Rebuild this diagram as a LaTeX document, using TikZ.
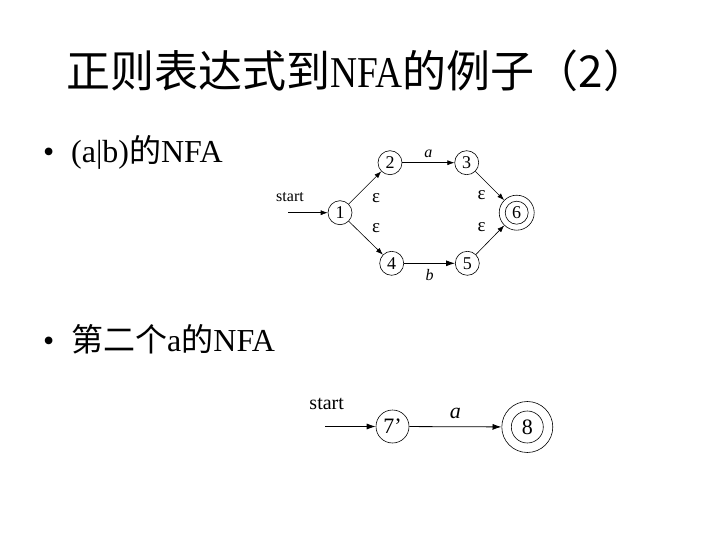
\documentclass[tikz,border=0pt]{standalone}
\usepackage{fontspec}
\setmainfont{Liberation Serif}
\newfontfamily\cjk{Noto Sans CJK SC}
\usetikzlibrary{arrows.meta}
\begin{document}
\begin{tikzpicture}[x=1pt,y=-1pt,
  st/.style={circle,draw,line width=0.6pt,inner sep=0pt,minimum size=24pt,font=\fontsize{18}{18}\selectfont},
  stb/.style={circle,draw,line width=0.6pt,inner sep=0pt,minimum size=33pt,font=\fontsize{22}{22}\selectfont},
  tr/.style={line width=0.6pt,-{Latex[length=7pt,width=5pt]}},
  trb/.style={line width=0.8pt,-{Latex[length=9pt,width=6pt]}},
  lbl/.style={inner sep=0pt,font=\fontsize{16}{16}\selectfont},
  eps/.style={inner sep=0pt,font=\fontsize{19}{19}\selectfont},
  bul/.style={anchor=base west,inner sep=0pt,font=\fontsize{32}{32}\selectfont}]
\useasboundingbox (0,0) rectangle (720,540);
% title
\node[inner sep=0pt,anchor=base] (title) at (357,88) {\fontsize{44}{44}\selectfont\cjk 正则表达式到{\rmfamily\scalebox{0.85}[1]{NFA}}的例子（2）};
% bullets
\node[bul] (d1) at (43,163) {•};
\node[bul] (b1) at (71,163) {(a|b){\cjk 的}NFA};
\node[bul] (d2) at (43,351) {•};
\node[bul] (b2) at (71,351) {{\cjk 第二个}\rmfamily a{\cjk 的}NFA};
% diagram 1
\node[st] (n1) at (340,212.7) {1};
\node[st] (n2) at (390,162.7) {2};
\node[st] (n3) at (466.7,162.7) {3};
\node[st] (n4) at (391.7,263.3) {4};
\node[st] (n5) at (467.3,263.3) {5};
\node[st,minimum size=35pt] (n6) at (516.7,212.7) {6};
\draw[line width=0.6pt] (n6.center) circle (11.5pt);
\node[lbl] (s1) at (290,197) {start};
\coordinate (c1) at (288,212.7);
\draw[tr] (c1) -- (n1);
\draw[tr] (n1) -- (n2);
\draw[tr] (n1) -- (n4);
\draw[tr] (n2) -- node[lbl,above=5pt,font=\fontsize{16}{16}\selectfont\itshape] {a} (n3);
\draw[trb] (n4) -- node[lbl,below=6pt,font=\fontsize{16}{16}\selectfont\itshape] {b} (n5);
\draw[tr] (n3) -- (n6);
\draw[tr] (n5) -- (n6);
\node[eps] (e1) at (376,198) {ε};
\node[eps] (e2) at (376,228) {ε};
\node[eps] (e3) at (481.7,195) {ε};
\node[eps] (e4) at (481.7,227) {ε};
% diagram 2
\node[stb] (n7) at (392.5,426.5) {7’};
\node[stb,minimum size=51pt] (n8) at (527.3,427) {8};
\draw[line width=0.6pt] (n8.center) circle (16pt);
\node[inner sep=0pt,font=\fontsize{20}{20}\selectfont] (s2) at (326.7,404) {start};
\coordinate (c2) at (325,426.5);
\draw[trb] (c2) -- (n7);
\draw[trb] (n7) -- node[inner sep=0pt,above=8pt,font=\fontsize{22}{22}\selectfont\itshape] {a} (n8);
\end{tikzpicture}
\end{document}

++++++

> [To do]:
Copy the listing word for word, excluding its pictures.

> [Written answer]:
Rebuild this diagram as a LaTeX document, using TikZ.
\documentclass[tikz,border=0pt]{standalone}
\usepackage{fontspec}
\setmainfont{Liberation Serif}
\newfontfamily\cjk{Noto Sans CJK SC}
\usetikzlibrary{arrows.meta}
\begin{document}
\begin{tikzpicture}[x=1pt,y=-1pt,
  st/.style={circle,draw,line width=0.6pt,inner sep=0pt,minimum size=24pt,font=\fontsize{18}{18}\selectfont},
  stb/.style={circle,draw,line width=0.6pt,inner sep=0pt,minimum size=33pt,font=\fontsize{22}{22}\selectfont},
  tr/.style={line width=0.6pt,-{Latex[length=7pt,width=5pt]}},
  trb/.style={line width=0.8pt,-{Latex[length=9pt,width=6pt]}},
  lbl/.style={inner sep=0pt,font=\fontsize{16}{16}\selectfont},
  eps/.style={inner sep=0pt,font=\fontsize{19}{19}\selectfont},
  bul/.style={anchor=base west,inner sep=0pt,font=\fontsize{32}{32}\selectfont}]
\useasboundingbox (0,0) rectangle (720,540);
% title
\node[inner sep=0pt,anchor=base] (title) at (357,88) {\fontsize{44}{44}\selectfont\cjk 正则表达式到{\rmfamily\scalebox{0.85}[1]{NFA}}的例子（2）};
% bullets
\node[bul] (d1) at (43,163) {•};
\node[bul] (b1) at (71,163) {(a|b){\cjk 的}NFA};
\node[bul] (d2) at (43,351) {•};
\node[bul] (b2) at (71,351) {{\cjk 第二个}\rmfamily a{\cjk 的}NFA};
% diagram 1
\node[st] (n1) at (340,212.7) {1};
\node[st] (n2) at (390,162.7) {2};
\node[st] (n3) at (466.7,162.7) {3};
\node[st] (n4) at (391.7,263.3) {4};
\node[st] (n5) at (467.3,263.3) {5};
\node[st,minimum size=35pt] (n6) at (516.7,212.7) {6};
\draw[line width=0.6pt] (n6.center) circle (11.5pt);
\node[lbl] (s1) at (290,197) {start};
\coordinate (c1) at (288,212.7);
\draw[tr] (c1) -- (n1);
\draw[tr] (n1) -- (n2);
\draw[tr] (n1) -- (n4);
\draw[tr] (n2) -- node[lbl,above=5pt,font=\fontsize{16}{16}\selectfont\itshape] {a} (n3);
\draw[trb] (n4) -- node[lbl,below=6pt,font=\fontsize{16}{16}\selectfont\itshape] {b} (n5);
\draw[tr] (n3) -- (n6);
\draw[tr] (n5) -- (n6);
\node[eps] (e1) at (376,198) {ε};
\node[eps] (e2) at (376,228) {ε};
\node[eps] (e3) at (481.7,195) {ε};
\node[eps] (e4) at (481.7,227) {ε};
% diagram 2
\node[stb] (n7) at (392.5,426.5) {7’};
\node[stb,minimum size=51pt] (n8) at (527.3,427) {8};
\draw[line width=0.6pt] (n8.center) circle (16pt);
\node[inner sep=0pt,font=\fontsize{20}{20}\selectfont] (s2) at (326.7,404) {start};
\coordinate (c2) at (325,426.5);
\draw[trb] (c2) -- (n7);
\draw[trb] (n7) -- node[inner sep=0pt,above=8pt,font=\fontsize{22}{22}\selectfont\itshape] {a} (n8);
\end{tikzpicture}
\end{document}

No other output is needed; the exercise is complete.